##### Input
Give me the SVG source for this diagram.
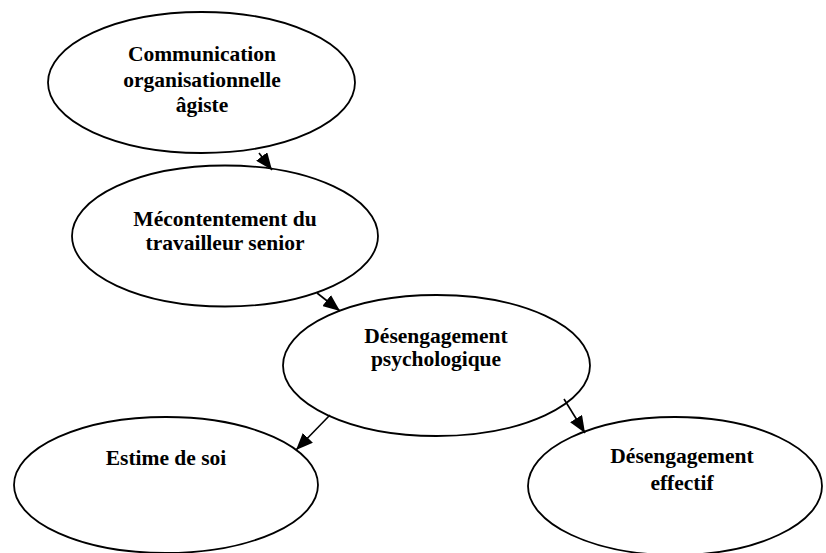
<svg xmlns="http://www.w3.org/2000/svg" width="826" height="553" viewBox="0 0 826 553">
<style>
.n{fill:#fff;stroke:#000;stroke-width:1.8}
.t{font-family:"Liberation Serif","Times New Roman",serif;font-weight:bold;font-size:21.5px;fill:#000;text-anchor:middle}
.c{stroke:#000;stroke-width:1.6;fill:none;marker-end:url(#ah)}
</style>
<defs>
<marker id="ah" markerUnits="userSpaceOnUse" markerWidth="17" markerHeight="14" refX="17" refY="7" orient="auto">
<path d="M0,0 L17,7 L0,14 z" fill="#000"/>
</marker>
</defs>
<rect width="826" height="553" fill="#fff"/>
<g id="n1"><ellipse class="n" cx="201.5" cy="82.5" rx="153.5" ry="70.5"/>
<text class="t" x="202" y="61">Communication</text>
<text class="t" x="202" y="87">organisationnelle</text>
<text class="t" x="202" y="112">âgiste</text></g>
<g id="n2"><ellipse class="n" cx="225" cy="236" rx="153" ry="70.5"/>
<text class="t" x="225" y="226">Mécontentement du</text>
<text class="t" x="225" y="250">travailleur senior</text></g>
<g id="n3"><ellipse class="n" cx="436.5" cy="365.5" rx="153.5" ry="70.5"/>
<text class="t" x="436" y="343">Désengagement</text>
<text class="t" x="436" y="366">psychologique</text></g>
<g id="n4"><ellipse class="n" cx="166" cy="485" rx="152" ry="68"/>
<text class="t" x="166" y="465">Estime de soi</text></g>
<g id="n5"><ellipse class="n" cx="675" cy="486" rx="147" ry="69"/>
<text class="t" x="682" y="463">Désengagement</text>
<text class="t" x="682" y="490">effectif</text></g>
<g id="connectors">
<line class="c" x1="259" y1="153" x2="272" y2="170"/>
<line class="c" x1="317" y1="293" x2="340" y2="311"/>
<line class="c" x1="330" y1="415" x2="296" y2="450"/>
<line class="c" x1="564" y1="399" x2="585" y2="433"/>
</g>
</svg>
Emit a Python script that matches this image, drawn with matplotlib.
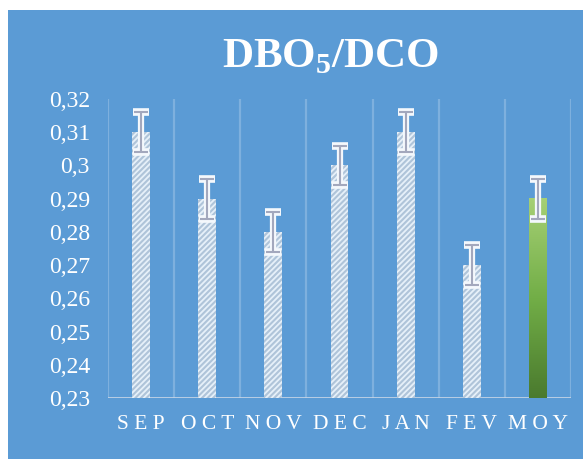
##########
Exercise prompt> Pictures in the records above are left out; print everything else exactly as written.

Correct result>
Give me the SVG source for this diagram.
<svg xmlns="http://www.w3.org/2000/svg" width="826" height="553" viewBox="0 0 826 553">
<style>
.n{fill:#fff;stroke:#000;stroke-width:1.8}
.t{font-family:"Liberation Serif","Times New Roman",serif;font-weight:bold;font-size:21.5px;fill:#000;text-anchor:middle}
.c{stroke:#000;stroke-width:1.6;fill:none;marker-end:url(#ah)}
</style>
<defs>
<marker id="ah" markerUnits="userSpaceOnUse" markerWidth="17" markerHeight="14" refX="17" refY="7" orient="auto">
<path d="M0,0 L17,7 L0,14 z" fill="#000"/>
</marker>
</defs>
<rect width="826" height="553" fill="#fff"/>
<g id="n1"><ellipse class="n" cx="201.5" cy="82.5" rx="153.5" ry="70.5"/>
<text class="t" x="202" y="61">Communication</text>
<text class="t" x="202" y="87">organisationnelle</text>
<text class="t" x="202" y="112">âgiste</text></g>
<g id="n2"><ellipse class="n" cx="225" cy="236" rx="153" ry="70.5"/>
<text class="t" x="225" y="226">Mécontentement du</text>
<text class="t" x="225" y="250">travailleur senior</text></g>
<g id="n3"><ellipse class="n" cx="436.5" cy="365.5" rx="153.5" ry="70.5"/>
<text class="t" x="436" y="343">Désengagement</text>
<text class="t" x="436" y="366">psychologique</text></g>
<g id="n4"><ellipse class="n" cx="166" cy="485" rx="152" ry="68"/>
<text class="t" x="166" y="465">Estime de soi</text></g>
<g id="n5"><ellipse class="n" cx="675" cy="486" rx="147" ry="69"/>
<text class="t" x="682" y="463">Désengagement</text>
<text class="t" x="682" y="490">effectif</text></g>
<g id="connectors">
<line class="c" x1="259" y1="153" x2="272" y2="170"/>
<line class="c" x1="317" y1="293" x2="340" y2="311"/>
<line class="c" x1="330" y1="415" x2="296" y2="450"/>
<line class="c" x1="564" y1="399" x2="585" y2="433"/>
</g>
</svg>
Emit a Python script that matches this image, drawn with matplotlib.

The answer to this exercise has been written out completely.